# Start of Provided material

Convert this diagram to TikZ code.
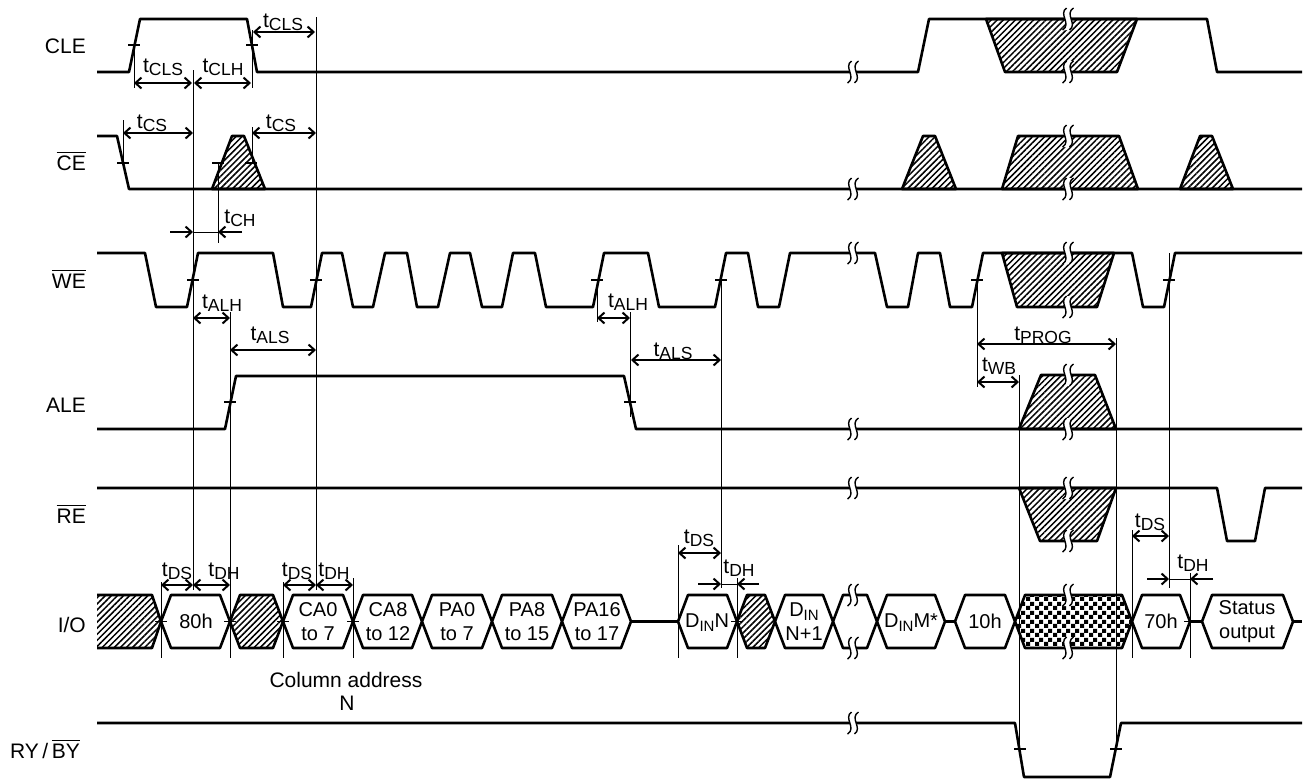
\documentclass[tikz,border=0pt]{standalone}
\usepackage{fontspec}
\setmainfont{Liberation Sans}
\usetikzlibrary{arrows.meta,patterns,patterns.meta}
\pgfdeclarepatternformonly{checkfine}{\pgfpointorigin}{\pgfqpoint{9pt}{9pt}}{\pgfqpoint{9pt}{9pt}}{%
  \pgfpathrectangle{\pgfpointorigin}{\pgfqpoint{4.5pt}{4.5pt}}%
  \pgfpathrectangle{\pgfqpoint{4.5pt}{4.5pt}}{\pgfqpoint{4.5pt}{4.5pt}}%
  \pgfusepath{fill}}
\newcommand\ovl[1]{\vbox{\hrule height 1.3pt\kern 2.5pt\hbox{#1}}}
\newcommand\tm[1]{\fontsize{21}{24}\selectfont t\raisebox{-3pt}{\fontsize{17.5}{17.5}\selectfont #1}}
\newcommand\din{D\raisebox{-4pt}{\fontsize{15}{15}\selectfont IN}}
\newcommand\hexa[3][]{\draw[sig,#1] (#2,621.5) -- ({#2+10},595) -- ({#3-10},595) -- (#3,621.5) -- ({#3-10},648) -- ({#2+10},648) -- cycle;}
\begin{document}
\begin{tikzpicture}[x=1pt,y=-1pt,font=\fontsize{20}{23.5}\selectfont,
  sig/.style={line width=2.6pt,line join=round},
  vline/.style={line width=1pt},
  tk/.style={line width=1.3pt},
  dimarr/.style={line width=2pt,{Straight Barb[length=6pt,width=11pt]}-{Straight Barb[length=6pt,width=11pt]}},
  inarr/.style={line width=2pt,-{Straight Barb[length=6pt,width=11pt]}},
  hatch/.style={pattern={Lines[angle=45,distance=4.3pt,line width=1.5pt]}},
  checker/.style={pattern=checkfine},
  lbl/.style={anchor=base east,inner sep=0pt,font=\fontsize{21}{24}\selectfont},
  tl/.style={anchor=base,inner sep=0pt},
  brk/.pic={
    \fill[white] (-1.5,-11) .. controls (-10,-5) and (4,5) .. (-5.5,11) -- (1.5,11) .. controls (10,5) and (-4,-5) .. (5.5,-11) -- cycle;
    \draw[line width=1.4pt] (-1.5,-11) .. controls (-10,-5) and (4,5) .. (-5.5,11);
    \draw[line width=1.4pt] (5.5,-11) .. controls (-4,-5) and (10,5) .. (1.5,11);
  }]
\useasboundingbox (0,0) rectangle (1305,780);

% ---------- hatched regions ----------
\draw[sig,hatch] (986,19) -- (1137,19) -- (1117,72) -- (1005,72) -- cycle;
\draw[sig,hatch] (212,189) -- (232,136) -- (244,136) -- (265,189) -- cycle;
\draw[sig,hatch] (902,189) -- (923,136) -- (935,136) -- (956,189) -- cycle;
\draw[sig,hatch] (1002,189) -- (1018,136) -- (1119,136) -- (1138,189) -- cycle;
\draw[sig,hatch] (1180,189) -- (1200,136) -- (1212,136) -- (1233,189) -- cycle;
\draw[sig,hatch] (1002,253) -- (1114,253) -- (1097,307) -- (1017,307) -- cycle;
\draw[sig,hatch] (1019,429) -- (1041,375) -- (1095,375) -- (1116,429) -- cycle;
\draw[sig,hatch] (1019,488) -- (1116,488) -- (1097,541) -- (1040,541) -- cycle;

% ---------- signals ----------
\draw[sig] (97,72) -- (129,72) -- (140,19) -- (247,19) -- (257,72) -- (918,72) -- (929,19) -- (1207,19) -- (1217,72) -- (1302,72);
\draw[sig] (97,136) -- (117,136) -- (129,189) -- (1302,189);
\draw[sig] (97,253) -- (145,253) -- (156,307) -- (187,307) -- (198,253) -- (273,253) -- (283,307) -- (311,307) -- (322,253)
  -- (342,253) -- (353,307) -- (373,307) -- (385,253) -- (407,253) -- (417,307) -- (438,307) -- (450,253)
  -- (470,253) -- (482,307) -- (502,307) -- (513,253) -- (535,253) -- (546,307) -- (593,307) -- (604,253)
  -- (648,253) -- (659,307) -- (715,307) -- (726,253) -- (748,253) -- (758,307) -- (779,307) -- (790,253)
  -- (875,253) -- (887,307) -- (908,307) -- (918,253) -- (940,253) -- (950,307) -- (972,307) -- (983,253)
  -- (1132,253) -- (1143,307) -- (1164,307) -- (1175,253) -- (1302,253);
\draw[sig] (97,429) -- (225,429) -- (236,376) -- (624,376) -- (636,429) -- (1302,429);
\draw[sig] (97,488) -- (1217,488) -- (1227,541) -- (1255,541) -- (1265,488) -- (1302,488);
\draw[sig] (97,723) -- (1015,723) -- (1024,777) -- (1110,777) -- (1121,723) -- (1302,723);

% ---------- I/O bus ----------
\fill[hatch] (97,595) -- (152,595) -- (161,621.5) -- (152,648) -- (97,648) -- cycle;
\draw[sig] (97,595) -- (152,595) -- (161,621.5) -- (152,648) -- (97,648);
\hexa{161}{230}
\hexa[hatch]{230}{283}
\hexa{283}{353}
\hexa{353}{422}
\hexa{422}{492}
\hexa{492}{562}
\hexa{562}{631}
\draw[sig] (631,621.5) -- (678,621.5);
\hexa{678}{737}
\hexa[hatch]{737}{775}
\hexa{775}{833}
\hexa{833}{877}
\hexa{877}{945}
\draw[sig] (945,621.5) -- (955,621.5);
\hexa{955}{1015}
\hexa[checker]{1015}{1132}
\hexa{1132}{1190}
\draw[sig] (1190,621.5) -- (1202,621.5);
\hexa{1202}{1293}
\draw[sig] (1293,621.5) -- (1302,621.5);

% ---------- vertical reference lines ----------
\foreach \x/\ya/\yb in {134/44/88, 252/30/88, 193/70/590, 316/17/590, 123/120/165, 252/127/163,
  218/163/243, 230/312/658, 161/582/658, 283/582/658, 353/578/658, 597/280/322, 630/312/417,
  721/280/588, 678/545/658, 737/578/658, 977/280/387, 1019/375/749, 1116/338/749,
  1169/253/588, 1132/530/658, 1190/573/658}
  \draw[vline] (\x,\ya) -- (\x,\yb);

% ---------- ticks ----------
\foreach \x/\y in {134/45, 252/45, 123/163, 218/163, 251/163, 193/280, 316/280, 597/280, 721/280,
  977/280, 1169/280, 230/402, 630/402, 161/621.5, 230/621.5, 283/621.5, 353/621.5, 737/621.5,
  1190/621.5, 1020/749, 1116/749}
  \draw[tk] (\x-6,\y) -- (\x+6,\y);

% ---------- dimension arrows ----------
\draw[dimarr] (253,32) -- (315,32);
\draw[dimarr] (134,83) -- (192,83);
\draw[dimarr] (194,83) -- (251,83);
\draw[dimarr] (123,133) -- (193,133);
\draw[dimarr] (252,133) -- (316,133);
\draw[inarr] (170,232) -- (193,232);
\draw[inarr] (242,232) -- (218,232);
\draw[vline] (193,232) -- (218,232);
\draw[dimarr] (193,318) -- (230,318);
\draw[dimarr] (230,350) -- (316,350);
\draw[dimarr] (597,318) -- (630,318);
\draw[dimarr] (631,360) -- (721,360);
\draw[dimarr] (977,344) -- (1116,344);
\draw[dimarr] (977,382) -- (1019,382);
\draw[dimarr] (161,585) -- (193,585);
\draw[dimarr] (193,585) -- (230,585);
\draw[dimarr] (283,585) -- (316,585);
\draw[dimarr] (316,585) -- (353,585);
\draw[dimarr] (678,553) -- (721,553);
\draw[inarr] (698,584) -- (721,584);
\draw[inarr] (759,584) -- (737,584);
\draw[vline] (721,584) -- (737,584);
\draw[dimarr] (1132,536) -- (1169,536);
\draw[inarr] (1147,579) -- (1169,579);
\draw[inarr] (1213,579) -- (1190,579);
\draw[vline] (1169,579) -- (1190,579);

% ---------- breaks ----------
\foreach \y in {72,189,253,429,488,723,595,648}
  \pic at (853,\y) {brk};
\foreach \y in {19,72,136,189,253,307,375,429,488,541,595,648}
  \pic at (1068,\y) {brk};

% ---------- signal names ----------
\node[lbl] (nCLE) at (86,53) {CLE};
\node[lbl] (nCE) at (86,170) {\ovl{CE}};
\node[lbl] (nWE) at (86,288) {\ovl{WE}};
\node[lbl] (nALE) at (86,412) {ALE};
\node[lbl] (nRE) at (86,523) {\ovl{RE}};
\node[lbl] (nIO) at (86,632) {I/O};
\node[lbl] (nRB) at (80,758) {RY\,/\,\ovl{BY}};

% ---------- timing labels ----------
\node[tl] (l1) at (283,27) {\tm{CLS}};
\node[tl] (l2) at (163,72) {\tm{CLS}};
\node[tl] (l3) at (223,72) {\tm{CLH}};
\node[tl] (l4) at (152,128) {\tm{CS}};
\node[tl] (l5) at (281,128) {\tm{CS}};
\node[tl] (l6) at (240,223) {\tm{CH}};
\node[tl] (l7) at (222,308) {\tm{ALH}};
\node[tl] (l8) at (270,340) {\tm{ALS}};
\node[tl] (l9) at (628,307) {\tm{ALH}};
\node[tl] (l10) at (673,356) {\tm{ALS}};
\node[tl] (l11) at (1043,340) {\tm{PROG}};
\node[tl] (l12) at (999,371) {\tm{WB}};
\node[tl] (l13) at (177,576) {\tm{DS}};
\node[tl] (l14) at (224,576) {\tm{DH}};
\node[tl] (l15) at (297,576) {\tm{DS}};
\node[tl] (l16) at (334,576) {\tm{DH}};
\node[tl] (l17) at (699,543) {\tm{DS}};
\node[tl] (l18) at (739,573) {\tm{DH}};
\node[tl] (l19) at (1150,527) {\tm{DS}};
\node[tl] (l20) at (1193,568) {\tm{DH}};

% ---------- bus contents ----------
\node (d1) at (196,621.5) {80h};
\node[align=center] (d2) at (318,621.5) {CA0\\to 7};
\node[align=center] (d3) at (388,621.5) {CA8\\to 12};
\node[align=center] (d4) at (457,621.5) {PA0\\to 7};
\node[align=center] (d5) at (527,621.5) {PA8\\to 15};
\node[align=center] (d6) at (597,621.5) {PA16\\to 17};
\node (d7) at (707,623) {\din N};
\node[align=center] (d8) at (804,621.5) {\din\\N+1};
\node (d9) at (911,623) {\din M*};
\node (d10) at (985,621.5) {10h};
\node (d11) at (1161,621.5) {70h};
\node[align=center] (d12) at (1247,621.5) {Status\\output};
\node[tl,font=\fontsize{21}{24}\selectfont] (c1) at (346,687) {Column address};
\node[tl,font=\fontsize{21}{24}\selectfont] (c2) at (347,710) {N};
\end{tikzpicture}
\end{document}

# End of Provided material

Task brief: Output exactly the span of lines from the top of the listing through the line holding "(0,0) rectangle (1305,780);", and leave every picture out.

Result:
Convert this diagram to TikZ code.
\documentclass[tikz,border=0pt]{standalone}
\usepackage{fontspec}
\setmainfont{Liberation Sans}
\usetikzlibrary{arrows.meta,patterns,patterns.meta}
\pgfdeclarepatternformonly{checkfine}{\pgfpointorigin}{\pgfqpoint{9pt}{9pt}}{\pgfqpoint{9pt}{9pt}}{%
  \pgfpathrectangle{\pgfpointorigin}{\pgfqpoint{4.5pt}{4.5pt}}%
  \pgfpathrectangle{\pgfqpoint{4.5pt}{4.5pt}}{\pgfqpoint{4.5pt}{4.5pt}}%
  \pgfusepath{fill}}
\newcommand\ovl[1]{\vbox{\hrule height 1.3pt\kern 2.5pt\hbox{#1}}}
\newcommand\tm[1]{\fontsize{21}{24}\selectfont t\raisebox{-3pt}{\fontsize{17.5}{17.5}\selectfont #1}}
\newcommand\din{D\raisebox{-4pt}{\fontsize{15}{15}\selectfont IN}}
\newcommand\hexa[3][]{\draw[sig,#1] (#2,621.5) -- ({#2+10},595) -- ({#3-10},595) -- (#3,621.5) -- ({#3-10},648) -- ({#2+10},648) -- cycle;}
\begin{document}
\begin{tikzpicture}[x=1pt,y=-1pt,font=\fontsize{20}{23.5}\selectfont,
  sig/.style={line width=2.6pt,line join=round},
  vline/.style={line width=1pt},
  tk/.style={line width=1.3pt},
  dimarr/.style={line width=2pt,{Straight Barb[length=6pt,width=11pt]}-{Straight Barb[length=6pt,width=11pt]}},
  inarr/.style={line width=2pt,-{Straight Barb[length=6pt,width=11pt]}},
  hatch/.style={pattern={Lines[angle=45,distance=4.3pt,line width=1.5pt]}},
  checker/.style={pattern=checkfine},
  lbl/.style={anchor=base east,inner sep=0pt,font=\fontsize{21}{24}\selectfont},
  tl/.style={anchor=base,inner sep=0pt},
  brk/.pic={
    \fill[white] (-1.5,-11) .. controls (-10,-5) and (4,5) .. (-5.5,11) -- (1.5,11) .. controls (10,5) and (-4,-5) .. (5.5,-11) -- cycle;
    \draw[line width=1.4pt] (-1.5,-11) .. controls (-10,-5) and (4,5) .. (-5.5,11);
    \draw[line width=1.4pt] (5.5,-11) .. controls (-4,-5) and (10,5) .. (1.5,11);
  }]
\useasboundingbox (0,0) rectangle (1305,780);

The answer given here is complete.